* _TASK_: From the first line of the data below, repeat each line exactly until you reach the line with "const exams = ['1st', '2nd', '3rd', '4th'];"; include that line too.

## begin

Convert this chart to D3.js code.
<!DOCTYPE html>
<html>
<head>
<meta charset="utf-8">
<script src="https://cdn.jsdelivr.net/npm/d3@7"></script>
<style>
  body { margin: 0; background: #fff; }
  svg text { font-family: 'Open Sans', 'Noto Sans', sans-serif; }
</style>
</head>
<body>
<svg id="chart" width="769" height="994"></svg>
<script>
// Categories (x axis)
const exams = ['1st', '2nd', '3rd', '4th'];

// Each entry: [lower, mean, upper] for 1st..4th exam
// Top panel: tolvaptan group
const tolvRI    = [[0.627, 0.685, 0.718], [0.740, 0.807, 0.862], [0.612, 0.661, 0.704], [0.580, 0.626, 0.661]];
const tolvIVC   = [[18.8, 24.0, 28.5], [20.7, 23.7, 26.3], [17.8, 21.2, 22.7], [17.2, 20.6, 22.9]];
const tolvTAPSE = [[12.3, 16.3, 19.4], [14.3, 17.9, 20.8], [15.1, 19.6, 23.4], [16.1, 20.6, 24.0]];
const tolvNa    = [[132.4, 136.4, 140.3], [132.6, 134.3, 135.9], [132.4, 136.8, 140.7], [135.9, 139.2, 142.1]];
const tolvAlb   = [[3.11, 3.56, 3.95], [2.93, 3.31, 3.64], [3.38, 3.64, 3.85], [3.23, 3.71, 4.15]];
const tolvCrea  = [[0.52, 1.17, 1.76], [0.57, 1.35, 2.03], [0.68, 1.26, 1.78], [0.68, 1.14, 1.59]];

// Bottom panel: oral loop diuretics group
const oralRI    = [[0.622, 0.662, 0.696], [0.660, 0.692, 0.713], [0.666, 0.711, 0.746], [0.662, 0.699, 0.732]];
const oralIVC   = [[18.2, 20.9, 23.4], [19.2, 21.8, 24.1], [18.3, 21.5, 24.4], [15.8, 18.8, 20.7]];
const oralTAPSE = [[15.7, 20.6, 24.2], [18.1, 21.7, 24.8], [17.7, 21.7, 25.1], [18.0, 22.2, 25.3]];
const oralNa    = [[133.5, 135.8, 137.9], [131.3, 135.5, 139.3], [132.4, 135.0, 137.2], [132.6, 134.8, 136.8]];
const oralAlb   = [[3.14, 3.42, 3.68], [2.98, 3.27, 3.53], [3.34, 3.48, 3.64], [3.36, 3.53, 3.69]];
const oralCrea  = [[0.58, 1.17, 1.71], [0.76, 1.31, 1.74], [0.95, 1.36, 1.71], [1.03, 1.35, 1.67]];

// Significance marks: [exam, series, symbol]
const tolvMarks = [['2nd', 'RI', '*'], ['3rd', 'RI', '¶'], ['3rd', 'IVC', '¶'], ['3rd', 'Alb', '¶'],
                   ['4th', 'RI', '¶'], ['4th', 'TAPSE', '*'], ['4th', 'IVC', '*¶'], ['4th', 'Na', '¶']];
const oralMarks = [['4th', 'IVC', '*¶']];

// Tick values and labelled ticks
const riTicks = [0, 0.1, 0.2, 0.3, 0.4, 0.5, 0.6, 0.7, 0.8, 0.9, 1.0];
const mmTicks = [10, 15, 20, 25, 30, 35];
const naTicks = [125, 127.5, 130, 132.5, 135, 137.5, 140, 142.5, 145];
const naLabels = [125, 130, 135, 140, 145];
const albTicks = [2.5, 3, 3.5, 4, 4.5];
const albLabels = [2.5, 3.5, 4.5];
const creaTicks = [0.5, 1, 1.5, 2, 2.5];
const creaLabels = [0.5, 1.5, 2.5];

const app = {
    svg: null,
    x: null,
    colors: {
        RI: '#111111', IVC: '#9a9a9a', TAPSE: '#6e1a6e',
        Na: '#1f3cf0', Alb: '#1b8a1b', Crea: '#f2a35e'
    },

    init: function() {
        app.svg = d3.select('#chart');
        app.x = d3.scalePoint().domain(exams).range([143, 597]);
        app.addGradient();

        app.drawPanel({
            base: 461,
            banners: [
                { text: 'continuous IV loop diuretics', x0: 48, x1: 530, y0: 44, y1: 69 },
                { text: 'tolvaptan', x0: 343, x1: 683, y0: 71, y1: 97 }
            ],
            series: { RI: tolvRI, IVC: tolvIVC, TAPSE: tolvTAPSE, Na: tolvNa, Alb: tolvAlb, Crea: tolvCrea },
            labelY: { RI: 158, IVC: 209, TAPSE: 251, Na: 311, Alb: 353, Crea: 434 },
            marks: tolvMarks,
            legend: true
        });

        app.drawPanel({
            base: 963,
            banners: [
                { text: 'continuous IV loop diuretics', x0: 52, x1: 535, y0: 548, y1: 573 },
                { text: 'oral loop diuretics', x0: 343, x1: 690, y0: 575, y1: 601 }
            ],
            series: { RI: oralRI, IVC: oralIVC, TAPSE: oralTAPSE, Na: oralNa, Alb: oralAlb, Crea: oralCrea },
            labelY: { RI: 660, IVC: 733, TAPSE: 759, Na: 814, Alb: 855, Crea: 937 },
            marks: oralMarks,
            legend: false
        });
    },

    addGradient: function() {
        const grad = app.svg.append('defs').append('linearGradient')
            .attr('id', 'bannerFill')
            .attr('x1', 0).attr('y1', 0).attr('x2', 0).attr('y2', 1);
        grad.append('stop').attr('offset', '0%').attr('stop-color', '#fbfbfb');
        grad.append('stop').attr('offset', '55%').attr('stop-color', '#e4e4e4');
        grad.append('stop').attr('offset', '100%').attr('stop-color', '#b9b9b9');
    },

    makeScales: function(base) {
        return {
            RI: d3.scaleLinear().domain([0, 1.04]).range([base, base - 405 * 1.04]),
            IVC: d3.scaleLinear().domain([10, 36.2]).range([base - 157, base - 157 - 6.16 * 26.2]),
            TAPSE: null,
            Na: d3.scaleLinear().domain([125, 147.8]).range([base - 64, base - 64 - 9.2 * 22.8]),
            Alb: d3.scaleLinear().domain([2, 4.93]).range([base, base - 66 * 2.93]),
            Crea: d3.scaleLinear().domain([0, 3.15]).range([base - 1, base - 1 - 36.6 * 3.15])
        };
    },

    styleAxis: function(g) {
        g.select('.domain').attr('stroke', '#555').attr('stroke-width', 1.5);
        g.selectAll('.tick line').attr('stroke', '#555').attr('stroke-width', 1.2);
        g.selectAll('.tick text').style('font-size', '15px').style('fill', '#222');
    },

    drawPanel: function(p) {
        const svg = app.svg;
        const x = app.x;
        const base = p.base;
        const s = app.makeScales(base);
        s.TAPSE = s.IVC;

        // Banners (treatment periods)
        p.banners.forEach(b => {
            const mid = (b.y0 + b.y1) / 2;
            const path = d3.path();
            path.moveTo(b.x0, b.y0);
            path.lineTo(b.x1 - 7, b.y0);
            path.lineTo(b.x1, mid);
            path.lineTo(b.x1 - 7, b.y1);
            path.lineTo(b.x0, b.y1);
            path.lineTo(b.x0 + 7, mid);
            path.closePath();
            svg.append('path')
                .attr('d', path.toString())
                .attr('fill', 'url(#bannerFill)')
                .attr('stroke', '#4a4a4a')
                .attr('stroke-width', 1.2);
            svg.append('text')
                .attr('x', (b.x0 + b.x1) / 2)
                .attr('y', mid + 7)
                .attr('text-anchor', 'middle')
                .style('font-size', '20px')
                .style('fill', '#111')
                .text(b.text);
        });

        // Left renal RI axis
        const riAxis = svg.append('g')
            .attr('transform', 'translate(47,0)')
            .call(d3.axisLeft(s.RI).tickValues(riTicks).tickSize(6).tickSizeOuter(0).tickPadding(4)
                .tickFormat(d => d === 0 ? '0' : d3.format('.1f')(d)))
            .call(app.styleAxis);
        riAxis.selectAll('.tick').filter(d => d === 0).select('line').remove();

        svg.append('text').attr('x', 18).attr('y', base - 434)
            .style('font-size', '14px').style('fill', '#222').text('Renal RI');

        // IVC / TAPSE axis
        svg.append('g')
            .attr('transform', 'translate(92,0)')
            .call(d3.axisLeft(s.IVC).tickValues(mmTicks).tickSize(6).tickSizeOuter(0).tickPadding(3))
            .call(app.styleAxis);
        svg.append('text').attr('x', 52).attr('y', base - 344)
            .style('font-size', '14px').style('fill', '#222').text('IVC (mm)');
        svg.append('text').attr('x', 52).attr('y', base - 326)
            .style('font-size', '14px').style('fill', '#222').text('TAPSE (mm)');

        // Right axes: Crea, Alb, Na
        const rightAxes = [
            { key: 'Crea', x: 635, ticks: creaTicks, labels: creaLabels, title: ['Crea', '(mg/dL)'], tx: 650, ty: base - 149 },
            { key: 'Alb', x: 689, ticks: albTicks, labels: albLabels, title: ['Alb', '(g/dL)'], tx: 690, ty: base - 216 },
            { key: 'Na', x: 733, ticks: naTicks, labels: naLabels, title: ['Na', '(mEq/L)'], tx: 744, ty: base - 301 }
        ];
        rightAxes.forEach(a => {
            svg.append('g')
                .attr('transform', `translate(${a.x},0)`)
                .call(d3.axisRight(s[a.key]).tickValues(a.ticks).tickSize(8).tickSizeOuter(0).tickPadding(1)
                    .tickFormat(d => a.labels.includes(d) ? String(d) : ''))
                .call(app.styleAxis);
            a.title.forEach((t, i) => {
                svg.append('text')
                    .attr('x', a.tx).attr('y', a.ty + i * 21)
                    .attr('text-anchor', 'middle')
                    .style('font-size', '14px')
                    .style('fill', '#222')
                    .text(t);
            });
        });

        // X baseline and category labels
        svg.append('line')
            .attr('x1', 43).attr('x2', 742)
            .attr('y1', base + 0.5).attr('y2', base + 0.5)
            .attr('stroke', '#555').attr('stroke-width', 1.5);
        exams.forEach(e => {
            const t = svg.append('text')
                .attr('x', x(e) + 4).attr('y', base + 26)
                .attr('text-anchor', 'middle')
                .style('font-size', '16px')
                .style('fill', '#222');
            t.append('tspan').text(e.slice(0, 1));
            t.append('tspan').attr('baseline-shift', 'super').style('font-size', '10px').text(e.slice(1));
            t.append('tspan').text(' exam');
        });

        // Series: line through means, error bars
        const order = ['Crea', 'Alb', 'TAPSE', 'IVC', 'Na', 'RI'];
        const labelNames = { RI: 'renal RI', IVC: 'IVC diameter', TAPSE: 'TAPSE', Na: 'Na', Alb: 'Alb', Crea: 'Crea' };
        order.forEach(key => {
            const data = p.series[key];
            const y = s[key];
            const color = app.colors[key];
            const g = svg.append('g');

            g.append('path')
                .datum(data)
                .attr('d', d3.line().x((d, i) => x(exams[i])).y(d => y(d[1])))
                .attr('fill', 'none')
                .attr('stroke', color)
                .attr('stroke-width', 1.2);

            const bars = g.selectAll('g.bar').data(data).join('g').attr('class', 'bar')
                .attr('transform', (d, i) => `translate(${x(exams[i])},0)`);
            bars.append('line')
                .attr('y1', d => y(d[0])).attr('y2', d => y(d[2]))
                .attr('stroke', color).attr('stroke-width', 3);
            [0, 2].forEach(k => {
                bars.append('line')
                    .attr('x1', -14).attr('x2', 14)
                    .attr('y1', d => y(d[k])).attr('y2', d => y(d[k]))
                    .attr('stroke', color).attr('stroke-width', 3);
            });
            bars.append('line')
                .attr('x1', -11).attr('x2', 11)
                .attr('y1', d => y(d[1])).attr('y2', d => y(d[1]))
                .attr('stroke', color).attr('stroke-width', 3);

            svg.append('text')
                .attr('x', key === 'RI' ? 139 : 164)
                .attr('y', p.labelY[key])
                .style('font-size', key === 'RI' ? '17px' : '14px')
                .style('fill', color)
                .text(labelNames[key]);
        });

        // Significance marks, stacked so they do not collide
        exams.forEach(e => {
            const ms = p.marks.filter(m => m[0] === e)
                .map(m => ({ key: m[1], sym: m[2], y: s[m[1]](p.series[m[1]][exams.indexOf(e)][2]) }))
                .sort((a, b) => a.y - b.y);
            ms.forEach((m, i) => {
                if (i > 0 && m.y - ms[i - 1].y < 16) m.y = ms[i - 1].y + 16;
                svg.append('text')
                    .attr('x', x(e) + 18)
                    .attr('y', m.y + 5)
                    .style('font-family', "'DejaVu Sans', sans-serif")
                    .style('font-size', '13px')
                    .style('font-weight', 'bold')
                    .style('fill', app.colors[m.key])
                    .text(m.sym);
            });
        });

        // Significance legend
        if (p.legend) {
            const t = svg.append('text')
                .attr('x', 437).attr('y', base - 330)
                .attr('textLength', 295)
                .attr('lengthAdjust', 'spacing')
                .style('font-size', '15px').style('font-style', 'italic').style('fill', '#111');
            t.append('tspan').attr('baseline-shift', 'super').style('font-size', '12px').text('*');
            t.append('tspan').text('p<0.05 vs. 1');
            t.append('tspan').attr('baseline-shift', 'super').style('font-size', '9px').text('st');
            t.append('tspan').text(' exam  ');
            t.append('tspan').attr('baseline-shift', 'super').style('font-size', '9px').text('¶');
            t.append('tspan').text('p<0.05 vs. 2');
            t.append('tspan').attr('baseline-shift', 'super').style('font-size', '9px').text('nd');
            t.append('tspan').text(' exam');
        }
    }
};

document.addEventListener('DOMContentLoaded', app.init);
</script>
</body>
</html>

## end

* _WORKED SOLUTION_:
Convert this chart to D3.js code.
<!DOCTYPE html>
<html>
<head>
<meta charset="utf-8">
<script src="https://cdn.jsdelivr.net/npm/d3@7"></script>
<style>
  body { margin: 0; background: #fff; }
  svg text { font-family: 'Open Sans', 'Noto Sans', sans-serif; }
</style>
</head>
<body>
<svg id="chart" width="769" height="994"></svg>
<script>
// Categories (x axis)
const exams = ['1st', '2nd', '3rd', '4th'];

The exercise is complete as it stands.